KPK Harus Punya Strategi Khusus untuk Tanangani Korupsi di Papua

Kamis, 7 Februari 2019 | 21:10 WIB
0
267
KPK Harus Punya Strategi Khusus untuk Tanangani Korupsi di Papua
Jubir KPK Febri Diansyah (Foto: Detik.com)

Dua pegawai KPK mendapat perlakuan kekerasan fisik oleh pegawai Pemprov Papua. Kedua pegawai KPK tersebut dalam rangka menyelidiki atau memantau rapat  evaluasi hasil APBD tahun 2019 di Hotel Borobudur, Jakarta Pusat.

Ini juga agak ganjil,Pemprov Papua rapat di Hotel Borobudur Jakarta. Sedangkan biaya transportasi untuk satu orang saja memakan biaya kurang lebih 6 juta (pergi-pulang). Kalau mencapai puluhan pegawai, berapa biaya transportasi yang dikeluarkan?

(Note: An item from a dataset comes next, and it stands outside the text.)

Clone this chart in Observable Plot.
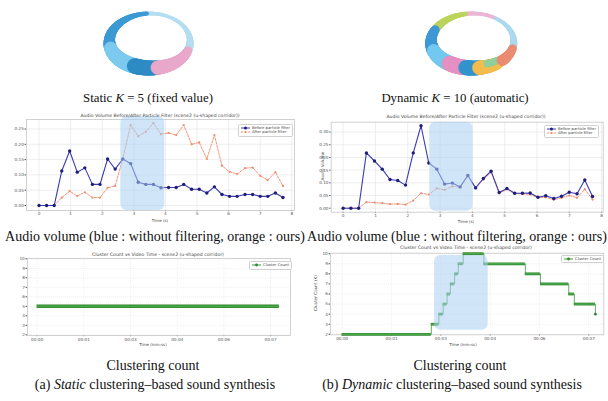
<!DOCTYPE html>
<html><head><meta charset="utf-8">
<script src="https://cdn.jsdelivr.net/npm/d3@7"></script>
<script src="https://cdn.jsdelivr.net/npm/@observablehq/plot@0.6"></script>
<style>
body{margin:0;background:#fff;}
#root{position:relative;width:608px;height:401px;overflow:hidden;background:#fff;}
.p{position:absolute;line-height:0;}
.cap{position:absolute;font-family:"Liberation Serif","Times New Roman",serif;font-size:14px;color:#111;white-space:nowrap;transform:translate(-50%,-50%);line-height:1;}
.sm{position:absolute;font-family:"DejaVu Sans",sans-serif;color:#444;white-space:nowrap;transform:translate(-50%,-50%);line-height:1;}
.leg{position:absolute;background:rgba(255,255,255,0.9);border:0.6px solid #d0d0d0;border-radius:1.5px;font-family:"DejaVu Sans",sans-serif;font-size:3.8px;color:#444;padding:1px 2px;line-height:1;}
.leg div{display:flex;align-items:center;height:4.6px;white-space:nowrap;}
.leg svg{margin-right:2px;}
</style></head><body><div id="root"></div>
<script>
// ---------- data ----------
const time = [0.00,0.24,0.48,0.72,0.97,1.21,1.45,1.69,1.93,2.17,2.41,2.65,2.90,3.14,3.38,3.62,3.86,4.10,4.34,4.58,4.83,5.07,5.31,5.55,5.79,6.03,6.27,6.52,6.76,7.00,7.24,7.48,7.72];
const staticBefore = [0,0,0,0.113,0.178,0.109,0.123,0.069,0.069,0.152,0.119,0.152,0.137,0.076,0.069,0.069,0.058,0.059,0.059,0.069,0.053,0.053,0.041,0.061,0.036,0.030,0.030,0.036,0.036,0.030,0.030,0.041,0.026];
const staticAfter = [0,0,0,0.026,0.047,0.031,0.043,0.026,0.026,0.058,0.064,0.152,0.263,0.226,0.241,0.269,0.233,0.237,0.230,0.263,0.200,0.206,0.152,0.230,0.130,0.110,0.103,0.122,0.124,0.097,0.083,0.109,0.064];
const dynamicBefore = [0,0,0,0.218,0.186,0.154,0.113,0.109,0.091,0.218,0.325,0.178,0.154,0.095,0.099,0.084,0.129,0.080,0.117,0.146,0.062,0.078,0.059,0.059,0.060,0.043,0.049,0.038,0.047,0.063,0.057,0.111,0.046];
const dynamicAfter = [0,0,0,0.024,0.022,0.020,0.016,0.017,0.014,0.030,0.059,0.054,0.078,0.072,0.086,0.083,0.129,0.080,0.113,0.141,0.059,0.074,0.057,0.057,0.054,0.041,0.043,0.033,0.041,0.050,0.041,0.075,0.034];
const audioXTicks = [0,1,2,3,4,5,6,7,8];
const staticYTicks = [0,0.05,0.10,0.15,0.20,0.25];
const dynamicYTicks = [0,0.05,0.10,0.15,0.20,0.25,0.30];
const staticAudioHL = {t1:2.59, t2:3.98, v1:-0.016, v2:0.291};
const dynamicAudioHL = {t1:2.68, t2:4.02, v1:-0.012, v2:0.339};

const clusterTickTimes = [0,1.5,3,4.5,6,7.5];
const clusterTickLabels = ["00:00","00:01","00:03","00:04","00:06","00:07"];
const clusterYTicks = [2,3,4,5,6,7,8,9,10];
const staticKStart = [0], staticKEnd = [7.78], staticKValue = [5];
const dynKStart = [0,2.71,2.94,3.07,3.19,3.29,3.42,3.53,3.68,4.31,5.57,6.03,6.89,7.06];
const dynKEnd   = [2.71,2.94,3.07,3.19,3.29,3.42,3.53,3.68,4.31,5.57,6.03,6.89,7.06,7.70];
const dynKValue = [2,3,4,5,6,7,8,9,10,9,8,7,6,5];
const dynLastTime = 7.70, dynLastK = 4;
const dynClusterHL = {t1:2.81, t2:4.44, k1:2.4, k2:9.83};

// ring clusters (angle ranges in degrees, counter-clockwise from the right)
const staticRingFrom  = [-15, 92, 190, 248, 284];
const staticRingTo    = [92, 190, 248, 284, 345];
const staticRingColor = ["#b4def1","#3d9ad4","#7dcaf0","#2f8cc4","#e9a9cb"];
const dynRingFrom  = [-12, 60, 97, 150, 197, 235, 262, 282, 296, 320];
const dynRingTo    = [60, 97, 150, 197, 235, 262, 285, 312, 322, 350];
const dynRingColor = ["#acd9ee","#ebb5d5","#bdd45c","#3f99d5","#73c9ef","#e490c2","#3393cc","#f3bc4e","#8fcf9a","#ea8c72"];
const dynRingInner = [1,1,1,1,1,1,1,1,0.55,1];

// ---------- helpers ----------
const root = document.getElementById("root");
function place(el, left, top){const d=document.createElement("div");d.className="p";d.style.left=left+"px";d.style.top=top+"px";d.appendChild(el);root.appendChild(d);return d;}
function label(cls, html, x, y, extra){const d=document.createElement("div");d.className=cls;d.innerHTML=html;d.style.left=x+"px";d.style.top=y+"px";if(extra)Object.assign(d.style,extra);root.appendChild(d);return d;}
const baseStyle = {fontFamily:"DejaVu Sans", fontSize:"4.2px", color:"#555", background:"none", overflow:"visible"};

// ---------- rings ----------
function ring(from, to, colors, inner, cx, rx, ry, w, h){
  const marks = [];
  from.forEach((f,ci)=>{
    const segs=[];
    for(let a=f; a<to[ci]; a+=1.5){
      const segFor=(ang)=>{
        const r=ang*Math.PI/180;
        const th = 9.5 - 5.5*Math.sin(r) - 2.5*Math.cos(r);
        const frac = inner ? inner[ci] : 1;
        const off = th*(1-frac) + th*frac/2;
        return {x:(rx-off)*Math.cos(r), y:(ry-off)*Math.sin(r), th: th*frac};
      };
      const p=segFor(a), q=segFor(Math.min(a+1.5,to[ci]));
      segs.push({x1:p.x,y1:p.y,x2:q.x,y2:q.y,w:p.th});
    }
    marks.push(Plot.link(segs,{x1:"x1",y1:"y1",x2:"x2",y2:"y2",stroke:colors[ci],strokeWidth:"w",strokeLinecap:"round",strokeOpacity:0.9}));
  });
  return Plot.plot({width:w,height:h,margin:0,style:baseStyle,
    x:{domain:[-cx, w-cx],axis:null}, y:{domain:[-(h-43),43],axis:null}, marks});
}
place(ring(staticRingFrom, staticRingTo, staticRingColor, null, 148, 45, 32, 304, 92), 0, 0);
place(ring(dynRingFrom, dynRingTo, dynRingColor, dynRingInner, 166.7, 46, 32, 304, 92), 304, 0);

// ---------- audio charts ----------
function audioPlot(c){
  const rows = time.map((t,i)=>({t, before:c.before[i], after:c.after[i]}));
  return Plot.plot({width:c.w,height:c.h,marginLeft:c.ml,marginRight:c.mr,marginTop:c.mt,marginBottom:c.mb,style:baseStyle,
    x:{domain:c.xd,ticks:audioXTicks,tickSize:1.2,tickPadding:0.8,label:null},
    y:{domain:c.yd,ticks:c.yt,tickFormat:d3.format(".2f"),tickSize:1.5,tickPadding:1.2,label:null},
    marks:[
      Plot.ruleX(audioXTicks,{stroke:"#e2e2e2",strokeWidth:0.6}),
      Plot.ruleY(c.yt,{stroke:"#e2e2e2",strokeWidth:0.6}),
      Plot.frame({stroke:"#c6c6c6",strokeWidth:0.8}),
      Plot.line(rows,{x:"t",y:"after",stroke:"#ef8a6a",strokeWidth:0.9,strokeDasharray:"2.4,1.4"}),
      Plot.dot(rows,{x:"t",y:"after",r:1.1,fill:"#ef8a6a"}),
      Plot.line(rows,{x:"t",y:"before",stroke:"#3b3bb0",strokeWidth:1.1}),
      Plot.dot(rows,{x:"t",y:"before",r:1.7,fill:"#1e1e7a"}),
      Plot.rect([c.hl],{x1:"t1",x2:"t2",y1:"v1",y2:"v2",fill:"#a9cff3",fillOpacity:0.55,rx:6})
    ]});
}
place(audioPlot({before:staticBefore,after:staticAfter,w:304,h:122,ml:26,mr:10,mt:11,mb:20,
  xd:[-0.396,8.085],yd:[-0.0163,0.281],yt:staticYTicks,hl:staticAudioHL}),0,108);
place(audioPlot({before:dynamicBefore,after:dynamicAfter,w:304,h:122,ml:26.7,mr:5.3,mt:13.7,mb:18.3,
  xd:[-0.37,8.05],yd:[-0.0158,0.339],yt:dynamicYTicks,hl:dynamicAudioHL}),304,108);

const audioTitle = "Audio Volume Before/After Particle Filter (scene2 (u-shaped corridor))";
label("sm", audioTitle, 160, 115.5, {fontSize:"4.6px"});
label("sm", audioTitle, 466, 116.5, {fontSize:"4.6px"});
label("sm", "Time (s)", 160, 220.8, {fontSize:"4px"});
label("sm", "Time (s)", 466, 221.5, {fontSize:"4px"});
label("sm", "Audio Volume", 322.5, 166, {fontSize:"4.2px", transform:"translate(-50%,-50%) rotate(-90deg)"});

function audioLegend(x,y){
  const d=document.createElement("div");d.className="leg";d.style.left=x+"px";d.style.top=y+"px";
  d.innerHTML=`<div><svg width="9" height="4"><line x1="0" y1="2" x2="9" y2="2" stroke="#3b3bb0" stroke-width="1"/><circle cx="4.5" cy="2" r="1.5" fill="#1e1e7a"/></svg>Before particle filter</div>
  <div><svg width="9" height="4"><line x1="0" y1="2" x2="9" y2="2" stroke="#ef8a6a" stroke-width="0.9" stroke-dasharray="2.2,1.2"/><circle cx="4.5" cy="2" r="1" fill="#ef8a6a"/></svg>After particle filter</div>`;
  root.appendChild(d);
}
audioLegend(238,123.5);
audioLegend(544,124.5);

// ---------- cluster charts ----------
function clusterPlot(c){
  const segs = c.start.map((s,i)=>({s, e:c.end[i], k:c.k[i]}));
  const marks = [
    Plot.ruleX(clusterTickTimes,{stroke:"#e0e0e0",strokeWidth:0.5,strokeDasharray:"1,1"}),
    Plot.ruleY(clusterYTicks,{stroke:"#e0e0e0",strokeWidth:0.5,strokeDasharray:"1,1"}),
    Plot.frame({stroke:"#c6c6c6",strokeWidth:0.8})
  ];
  if(c.last){
    const pts = segs.map(d=>({t:d.s,k:d.k})).concat([{t:c.last.t,k:c.last.k}]);
    marks.push(Plot.line(pts,{x:"t",y:"k",curve:"step-after",stroke:"#3a9a3a",strokeWidth:0.8}));
    marks.push(Plot.dot([c.last],{x:"t",y:"k",r:1.4,fill:"#2e862e"}));
  }
  marks.push(Plot.ruleY(segs,{y:"k",x1:"s",x2:"e",stroke:"#2e862e",strokeWidth:c.sw}));
  marks.push(Plot.ruleY(segs,{y:"k",x1:"s",x2:"e",stroke:"#4aa84a",strokeWidth:c.sw*0.5}));
  if(c.hl) marks.push(Plot.rect([c.hl],{x1:"t1",x2:"t2",y1:"k1",y2:"k2",fill:"#a9cff3",fillOpacity:0.55,rx:6}));
  return Plot.plot({width:c.w,height:c.h,marginLeft:c.ml,marginRight:c.mr,marginTop:c.mt,marginBottom:c.mb,style:baseStyle,
    x:{domain:c.xd,ticks:clusterTickTimes,tickFormat:d=>clusterTickLabels[clusterTickTimes.indexOf(d)],tickSize:1.2,tickPadding:1,label:null},
    y:{domain:c.yd,ticks:clusterYTicks,tickSize:1.5,tickPadding:1.2,label:null},
    marks});
}
place(clusterPlot({start:staticKStart,end:staticKEnd,k:staticKValue,sw:3.6,w:304,h:100,ml:27,mr:14,mt:8,mb:15,
  xd:[-0.31,8.14],yd:[1.93,10.03]}),0,250);
place(clusterPlot({start:dynKStart,end:dynKEnd,k:dynKValue,sw:2.8,last:{t:dynLastTime,k:dynLastK},hl:dynClusterHL,
  w:304,h:105,ml:26,mr:4.7,mt:7.7,mb:15.7,xd:[-0.356,7.956],yd:[1.95,10.05]}),304,245);

const clusterTitle = "Cluster Count vs Video Time - scene2 (u-shaped corridor)";
label("sm", clusterTitle, 158, 255, {fontSize:"4.6px"});
label("sm", clusterTitle, 466, 247.8, {fontSize:"4.6px"});
label("sm", "Time (mm:ss)", 153, 344.8, {fontSize:"4px"});
label("sm", "Time (mm:ss)", 463, 344.8, {fontSize:"4px"});
label("sm", "Cluster Count (K)", 316, 293, {fontSize:"4.2px", transform:"translate(-50%,-50%) rotate(-90deg)"});
function clusterLegend(x,y){
  const d=document.createElement("div");d.className="leg";d.style.left=x+"px";d.style.top=y+"px";
  d.innerHTML=`<div><svg width="9" height="4"><line x1="0" y1="2" x2="9" y2="2" stroke="#3a9a3a" stroke-width="1"/><circle cx="4.5" cy="2" r="1.4" fill="#2e862e"/></svg>Cluster Count</div>`;
  root.appendChild(d);
}
clusterLegend(249,261);
clusterLegend(561,254.5);

// ---------- captions ----------
label("cap", "Static <i>K</i> = 5 (fixed value)", 148, 98, {fontSize:"12.8px"});
label("cap", "Dynamic <i>K</i> = 10 (automatic)", 455, 98, {fontSize:"12.8px"});
label("cap", "Audio volume (blue : without filtering, orange : ours)", 155, 236.5, {background:"#fff", padding:"0 1px"});
label("cap", "Audio volume (blue : without filtering, orange : ours)", 457, 236.5, {background:"#fff", padding:"0 1px"});
label("cap", "Clustering count", 153, 366);
label("cap", "Clustering count", 460, 366);
label("cap", "(a) <i>Static</i> clustering–based sound synthesis", 155, 384.5);
label("cap", "(b) <i>Dynamic</i> clustering–based sound synthesis", 452, 384.5);
</script></body></html>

Dan baru kali ini ada pegawai KPK menerima perlakuan yang tidak mengenakkan dari pihak yang diduga melakukan perbuatan korupsi. Berani melakukan kekerasan fisik. Bahkan tasnya digeledah dan kamera juga disita oleh pegawai Pemprov Papua tersebut. Padahal selama ini KPK yang sering menggeledah. Benar-benar nekat.

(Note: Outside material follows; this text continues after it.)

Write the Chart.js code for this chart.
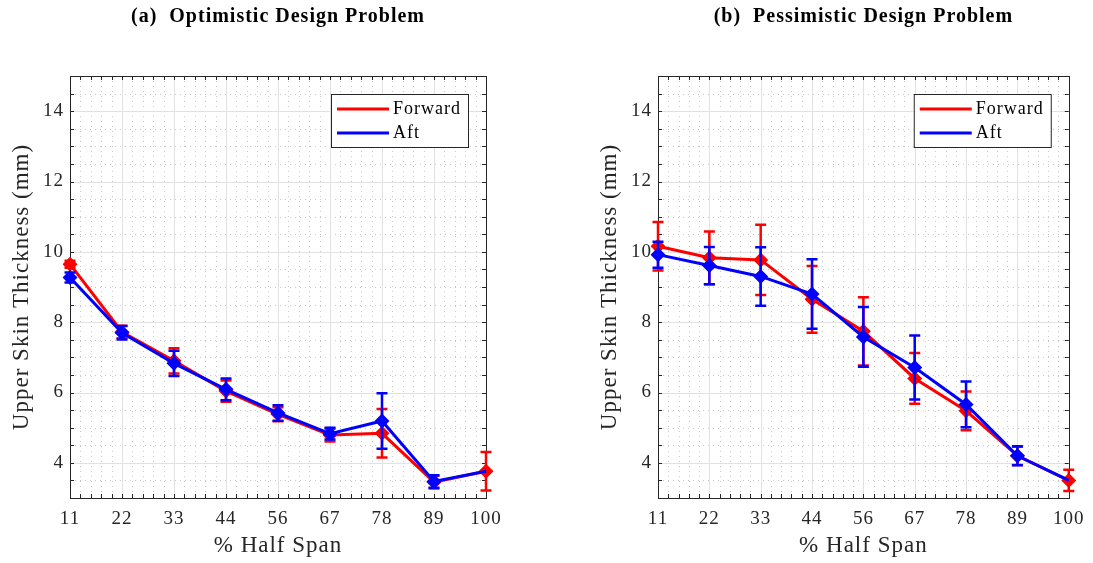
<!DOCTYPE html>
<html>
<head>
<meta charset="utf-8">
<script src="https://cdn.jsdelivr.net/npm/chart.js@4"></script>
<style>
  body { margin: 0; background: #fff; width: 1093px; height: 563px; overflow: hidden; position: relative; }
  .panel { position: absolute; top: 0; height: 563px; }
</style>
</head>
<body>
<div class="panel" style="left:0;width:546px"><canvas id="chartA"></canvas></div>
<div class="panel" style="left:588px;width:505px"><canvas id="chartB"></canvas></div>
<script>
// % half span stations
var spanLabels = ['11', '22', '33', '44', '56', '67', '78', '89', '100'];
var yTicks = [4, 6, 8, 10, 12, 14];

// (a) optimistic design problem
var optForward    = [9.65, 7.72, 6.90, 6.04, 5.38, 4.79, 4.84, 3.45, 3.76];
var optForwardErr = [0.10, 0.18, 0.36, 0.30, 0.20, 0.18, 0.69, 0.18, 0.55];
var optAft        = [9.27, 7.70, 6.83, 6.09, 5.42, 4.83, 5.19, 3.47, 3.76];
var optAftErr     = [0.14, 0.19, 0.36, 0.31, 0.22, 0.17, 0.79, 0.18, null];

// (b) pessimistic design problem
var pesForward    = [10.16, 9.83, 9.77, 8.65, 7.74, 6.40, 5.48, 4.20, 3.50];
var pesForwardErr = [0.69, 0.75, 1.00, 0.95, 0.97, 0.72, 0.55, 0.26, 0.30];
var pesAft        = [9.92, 9.61, 9.30, 8.80, 7.58, 6.71, 5.66, 4.20, 3.50];
var pesAftErr     = [0.37, 0.53, 0.83, 0.99, 0.85, 0.91, 0.65, 0.27, null];

var SERIF = "'Liberation Serif', 'DejaVu Serif', serif";
var INK = '#262626';

// latex-ish text is wider than liberation, open it up a little
var spacing = {
  id: 'spacing',
  beforeDraw: function(chart) { chart.ctx.letterSpacing = '1px'; }
};

// grid, box and inward ticks like a matlab axes
var frameGrid = {
  id: 'frameGrid',
  beforeDatasetsDraw: function(chart) {
    var ctx = chart.ctx, a = chart.chartArea;
    var xs = chart.scales.x, ys = chart.scales.y;
    var n = spanLabels.length, i, k, p;
    var minorX = [], majorX = [], minorY = [], majorY = [];
    for (i = 0; i < n; i++) {
      majorX.push(xs.getPixelForValue(i));
      if (i < n - 1) {
        for (k = 1; k < 5; k++) minorX.push(xs.getPixelForValue(i + k / 5));
      }
    }
    for (p = 3; p <= 15.001; p += 0.5) {
      if (yTicks.indexOf(p) >= 0) majorY.push(ys.getPixelForValue(p));
      else if (p > 3 && p < 15) minorY.push(ys.getPixelForValue(p));
    }
    ctx.save();
    ctx.lineWidth = 1;
    ctx.strokeStyle = '#c8c8c8';
    ctx.setLineDash([1, 4]);
    ctx.beginPath();
    minorX.forEach(function(x) { x = Math.round(x) + 0.5; ctx.moveTo(x, a.top); ctx.lineTo(x, a.bottom); });
    minorY.forEach(function(y) { y = Math.round(y) + 0.5; ctx.moveTo(a.left, y); ctx.lineTo(a.right, y); });
    ctx.stroke();
    ctx.setLineDash([]);
    ctx.strokeStyle = '#e2e2e2';
    ctx.beginPath();
    majorX.forEach(function(x) { x = Math.round(x) + 0.5; ctx.moveTo(x, a.top); ctx.lineTo(x, a.bottom); });
    majorY.forEach(function(y) { y = Math.round(y) + 0.5; ctx.moveTo(a.left, y); ctx.lineTo(a.right, y); });
    ctx.stroke();

    ctx.strokeStyle = INK;
    ctx.beginPath();
    majorX.concat(minorX).forEach(function(x) {
      x = Math.round(x) + 0.5;
      ctx.moveTo(x, a.bottom); ctx.lineTo(x, a.bottom - 4);
      ctx.moveTo(x, a.top); ctx.lineTo(x, a.top + 4);
    });
    majorY.concat(minorY).forEach(function(y) {
      y = Math.round(y) + 0.5;
      ctx.moveTo(a.left, y); ctx.lineTo(a.left + 4, y);
      ctx.moveTo(a.right, y); ctx.lineTo(a.right - 4, y);
    });
    ctx.stroke();
    ctx.strokeRect(Math.round(a.left) + 0.5, Math.round(a.top) + 0.5,
                   Math.round(a.right - a.left), Math.round(a.bottom - a.top));
    ctx.restore();
  }
};

var errorBars = {
  id: 'errorBars',
  afterDatasetDraw: function(chart, args) {
    var ds = chart.data.datasets[args.index];
    var ys = chart.scales.y, ctx = chart.ctx;
    ctx.save();
    ctx.strokeStyle = ds.borderColor;
    ctx.lineWidth = 2.5;
    args.meta.data.forEach(function(pt, i) {
      var e = ds.err[i];
      if (e === null || e === undefined) return;
      var v = ds.data[i];
      var y1 = ys.getPixelForValue(v + e), y2 = ys.getPixelForValue(v - e);
      ctx.beginPath();
      ctx.moveTo(pt.x, y1); ctx.lineTo(pt.x, y2);
      ctx.moveTo(pt.x - 5.5, y1); ctx.lineTo(pt.x + 5.5, y1);
      ctx.moveTo(pt.x - 5.5, y2); ctx.lineTo(pt.x + 5.5, y2);
      ctx.stroke();
    });
    ctx.restore();
  }
};

var titleLegend = {
  id: 'titleLegend',
  afterDraw: function(chart) {
    var ctx = chart.ctx, a = chart.chartArea;
    var o = chart.options.plugins.titleLegend;
    ctx.save();
    ctx.fillStyle = '#000';
    ctx.letterSpacing = '1px';
    ctx.font = 'bold 20px ' + SERIF;
    ctx.textAlign = 'center';
    ctx.textBaseline = 'middle';
    ctx.fillText(o.title, (a.left + a.right) / 2, 17);

    var bx = a.right - 155, by = a.top + 18, bw = 137, bh = 53;
    ctx.fillStyle = '#fff';
    ctx.fillRect(bx, by, bw, bh);
    ctx.strokeStyle = INK;
    ctx.lineWidth = 1;
    ctx.strokeRect(bx + 0.5, by + 0.5, bw, bh);
    ctx.font = '18px ' + SERIF;
    ctx.textAlign = 'left';
    chart.data.datasets.forEach(function(ds, i) {
      var ly = by + 15 + i * 24;
      ctx.strokeStyle = ds.borderColor;
      ctx.lineWidth = 3;
      ctx.beginPath();
      ctx.moveTo(bx + 6, ly); ctx.lineTo(bx + 58, ly);
      ctx.stroke();
      ctx.fillStyle = '#000';
      ctx.fillText(ds.label, bx + 62, ly);
    });
    ctx.restore();
  }
};

function makeChart(id, title, fwd, fwdErr, aft, aftErr, rightPad) {
  var aftRadius = aftErr.map(function(e) { return e === null ? 0 : 7.5; });
  return new Chart(document.getElementById(id), {
    type: 'line',
    data: {
      labels: spanLabels,
      datasets: [{
        label: 'Forward',
        data: fwd,
        err: fwdErr,
        borderColor: '#ff0000',
        backgroundColor: '#ff0000',
        borderWidth: 3,
        pointStyle: 'rectRot',
        pointRadius: 7.5,
        pointBorderWidth: 0,
        tension: 0,
        order: 2
      }, {
        label: 'Aft',
        data: aft,
        err: aftErr,
        borderColor: '#0000ff',
        backgroundColor: '#0000ff',
        borderWidth: 3,
        pointStyle: 'rectRot',
        pointRadius: aftRadius,
        pointBorderWidth: 0,
        tension: 0,
        order: 1
      }]
    },
    options: {
      responsive: true,
      maintainAspectRatio: false,
      animation: false,
      layout: { padding: { top: 76, right: rightPad, left: 0, bottom: 0 } },
      plugins: {
        legend: { display: false },
        tooltip: { enabled: false },
        titleLegend: { title: title }
      },
      scales: {
        x: {
          type: 'category',
          offset: false,
          grid: { display: false, drawTicks: false },
          border: { display: false },
          ticks: { color: INK, font: { family: SERIF, size: 19 }, padding: 10, maxRotation: 0, autoSkip: false },
          title: { display: true, text: '% Half Span', color: INK, font: { family: SERIF, size: 23 }, padding: { top: 0, bottom: 3 } },
          afterFit: function(s) { s.height = 65; }
        },
        y: {
          min: 3,
          max: 15,
          afterBuildTicks: function(s) { s.ticks = yTicks.map(function(v) { return { value: v }; }); },
          grid: { display: false, drawTicks: false },
          border: { display: false },
          ticks: { color: INK, font: { family: SERIF, size: 19 }, padding: 6 },
          title: { display: true, text: 'Upper Skin Thickness (mm)', color: INK, font: { family: SERIF, size: 23 }, padding: { top: 8, bottom: 0 } },
          afterFit: function(s) { s.width = 70; }
        }
      }
    },
    plugins: [spacing, frameGrid, errorBars, titleLegend]
  });
}

makeChart('chartA', '(a)  Optimistic Design Problem', optForward, optForwardErr, optAft, optAftErr, 60);
makeChart('chartB', '(b)  Pessimistic Design Problem', pesForward, pesForwardErr, pesAft, pesAftErr, 19);
</script>
</body>
</html>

Komisi Pemberantasan Korupsi (KPK) sudah pernah menangkap tangan atau menangani para kepala daerah dari semua provinsi atau kabupaten/kota, kecuali provinsi/kabupaten di Papua. Padahal patut diduga para kepala daerah di Papua banyak terjadi korupsi. Seperti dana otsus yang tidak jelas juntrunganya atau tidak jelas bentuk pertanggungjawabnya.

Menangani kasus korupsi di Papua harus hati-hati dan memakai strategi lain, karena masyarakat Papua mempunyai sifat dan karakter lain. Seperti ketua adat yang masih sangat berpengaruh dan terkadang menjadi pelindung para kepala daerah.

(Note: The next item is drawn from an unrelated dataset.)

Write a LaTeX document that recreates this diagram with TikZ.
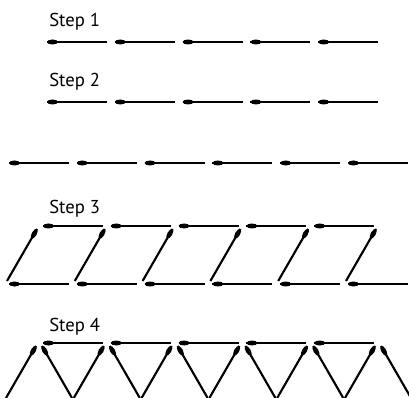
\documentclass[tikz,border=0pt]{standalone}
\usepackage{fontspec}
\setmainfont{PT Sans}
\usepackage{tikz}

\begin{document}
\begin{tikzpicture}[
  x=0.75pt, y=-0.75pt,
  steplabel/.style={anchor=base west, inner sep=0pt, font=\fontsize{14pt}{17pt}\selectfont},
  stickline/.style={line width=1.6pt},
  pics/matchstick/.style={code={
    \fill (5.5,0) ellipse [x radius=5.5, y radius=2.5];
    \draw[stickline] (0,0) -- (60,0);
  }},
]
\useasboundingbox (0,0) rectangle (409,398);
\clip (0,0) rectangle (409,398);

% step 1
\node[steplabel] (s1) at (49,26.7) {Step 1};
\foreach \k in {0,...,4} \pic at ({47+67.8*\k},42) {matchstick};

% step 2
\node[steplabel] (s2) at (49,86.7) {Step 2};
\foreach \k in {0,...,4} \pic at ({47+67.8*\k},102) {matchstick};
\foreach \k in {0,...,5} \pic at ({9+67.8*\k},163) {matchstick};

% step 3
\node[steplabel] (s3) at (49,213.3) {Step 3};
\foreach \k in {0,...,4} \pic at ({43+67.8*\k},226) {matchstick};
\foreach \k in {0,...,5} {
  \pic[rotate=240] at ({37+67.8*\k},229) {matchstick};
  \pic at ({9+67.8*\k},284) {matchstick};
}

% step 4
\node[steplabel] (s4) at (49,331.7) {Step 4};
\foreach \k in {0,...,4} \pic at ({43+67.8*\k},343) {matchstick};
\foreach \k in {0,...,5} {
  \pic[rotate=240] at ({36+67.8*\k},346) {matchstick};
  \pic[rotate=300] at ({42+67.8*\k},346) {matchstick};
}
\end{tikzpicture}
\end{document}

Dalam konflik pilkada sering kali pihak yang kalah mengerahkan massanya dan melakukan pembakaran kantor pemerintah. Pernah juga kantor Kementerian dalam negeri di Jakarta dirusak oleh masyarakat Papua yang tidak terima jagoannya kalah.

Dalam konflik antar suku sering kali pihak TNI dan Polri malah menjadi korban terkena panah atau tombak. Terkadang nyawa jadi taruhannya. Hal-hal seperti ini yang harus KPK perhatikan dan harus hati-hati kalau ingin menangani kasus korupsi di Papua.

Inilah yang sampai sekarang KPK belum berani masuk ke wilayah Papua untuk menangani kasus-kasus korupsi. Bisa jadi KPK bisa melakukan OTT kepada kepala daerah di Papua, tapi untuk membawa ke Jakarta belum tentu bisa. Kenapa? Karena bisa saja masyarakat adat akan menjadi penghalang atau pelindung bagi kepala daerah yang bersangkutan. Hanya di Papua, bandara bisa diduduki oleh masyarakat.

Keterikatan atau hubungan antara kepala daerah dan tokoh/kepala adat sangat kuat dan saling membutuhkan.

Untuk itu KPK harus menggunakan strategi lain dalam menangani kasus korupsi di Papua.